Task instructions
Please give the count of lines holding the string "with" and nothing besides.

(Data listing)
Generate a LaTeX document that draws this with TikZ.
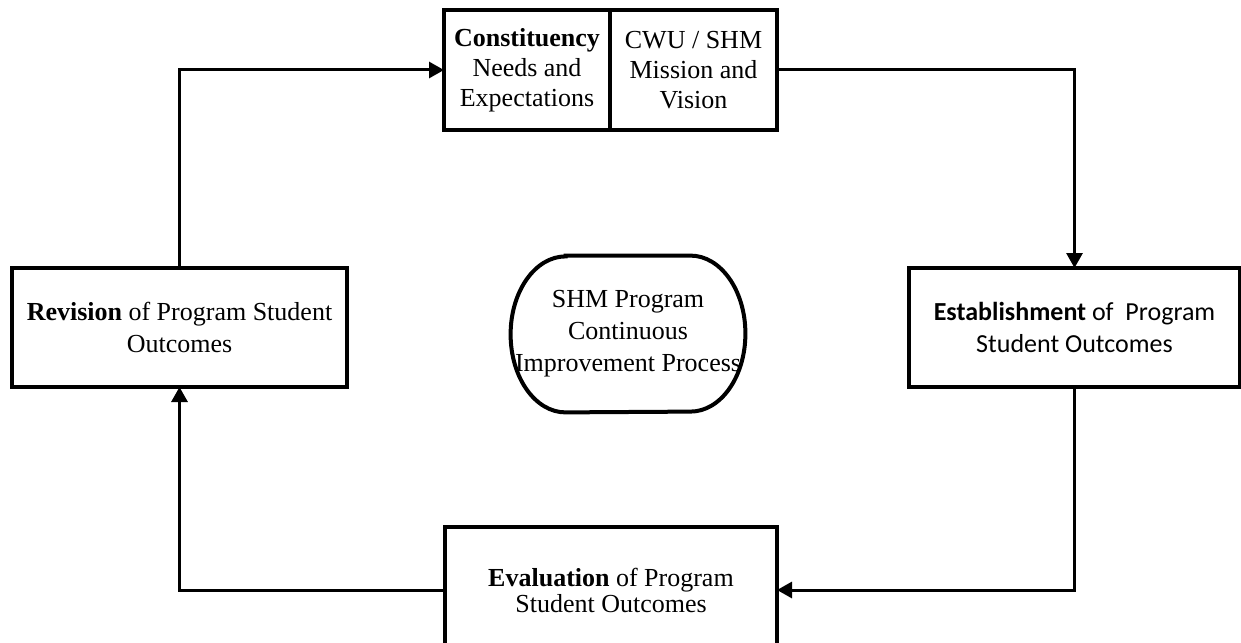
\documentclass[tikz,border=0pt]{standalone}
\usepackage{fontspec}
\setmainfont{Liberation Serif}
\newfontfamily\calibri{Carlito}
\usetikzlibrary{arrows.meta, positioning}
\tikzstyle{stage} = [rectangle, 
			draw, 
			line width = 2pt,
			outer sep = 0pt,
			align = center,
			font = \fontsize{13}{16}\selectfont]
\tikzstyle{flow} = [line width = 1.5pt,
			-{Triangle[length=7.5pt, width=8pt]}]

\begin{document}
\begin{tikzpicture}[x=0.5pt, y=-0.5pt]
	\useasboundingbox (0,0) rectangle (1241,642);
	\node [stage, minimum width=83pt, minimum height=60pt, font=\fontsize{13}{15}\selectfont] (constituency) at (527,70) {\textbf{Constituency}\\Needs and\\Expectations};
	\node [stage, right=0pt of constituency, minimum width=83.5pt, minimum height=60pt, font=\fontsize{13}{15}\selectfont] (mission) {CWU / SHM\\Mission and\\Vision};
	\node [stage, minimum width=167.5pt, minimum height=59.5pt] (revision) at (179.5,327.5) {\textbf{Revision} of Program Student\\Outcomes};
	\node [stage, minimum width=165.5pt, minimum height=59.5pt, font=\calibri\fontsize{13}{16}\selectfont] (establishment) at (1074.5,327.5) {\textbf{Establishment} of\ \ Program\\Student Outcomes};
	\node [stage, minimum width=166pt, minimum height=63pt, font=\fontsize{13}{13}\selectfont] (evaluation) at (611,590) {\textbf{Evaluation} of Program\\Student Outcomes};
	\node [minimum width=117pt, minimum height=78pt, inner sep=0pt, align=center, font=\fontsize{13}{16}\selectfont] (process) at (628,334) {SHM Program\\Continuous\\Improvement Process};
	\draw [line width=2pt] ([xshift=27.5pt]process.north west) -- ([xshift=-27.5pt]process.north east) arc [start angle=90, end angle=-90, x radius=27.5pt, y radius=39pt] -- ([xshift=27.5pt]process.south west) arc [start angle=270, end angle=90, x radius=27.5pt, y radius=39pt] -- cycle;
	% cycle of the process
	\draw [flow] (revision.north) |- (constituency.west);
	\draw [flow] (mission.east) -| (establishment.north);
	\draw [flow] (establishment.south) |- (evaluation.east);
	\draw [flow] (evaluation.west) -| (revision.south);
\end{tikzpicture}
\end{document}
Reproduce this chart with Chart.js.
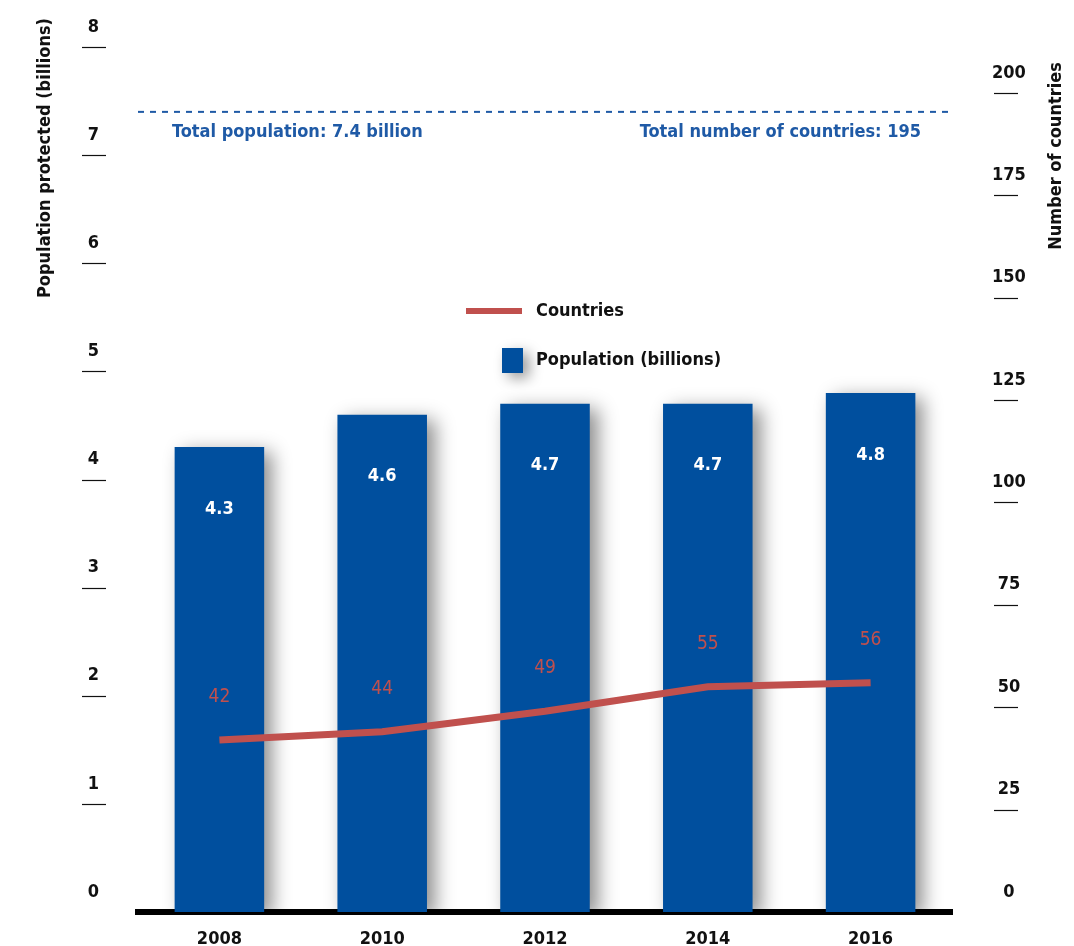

Solution below
2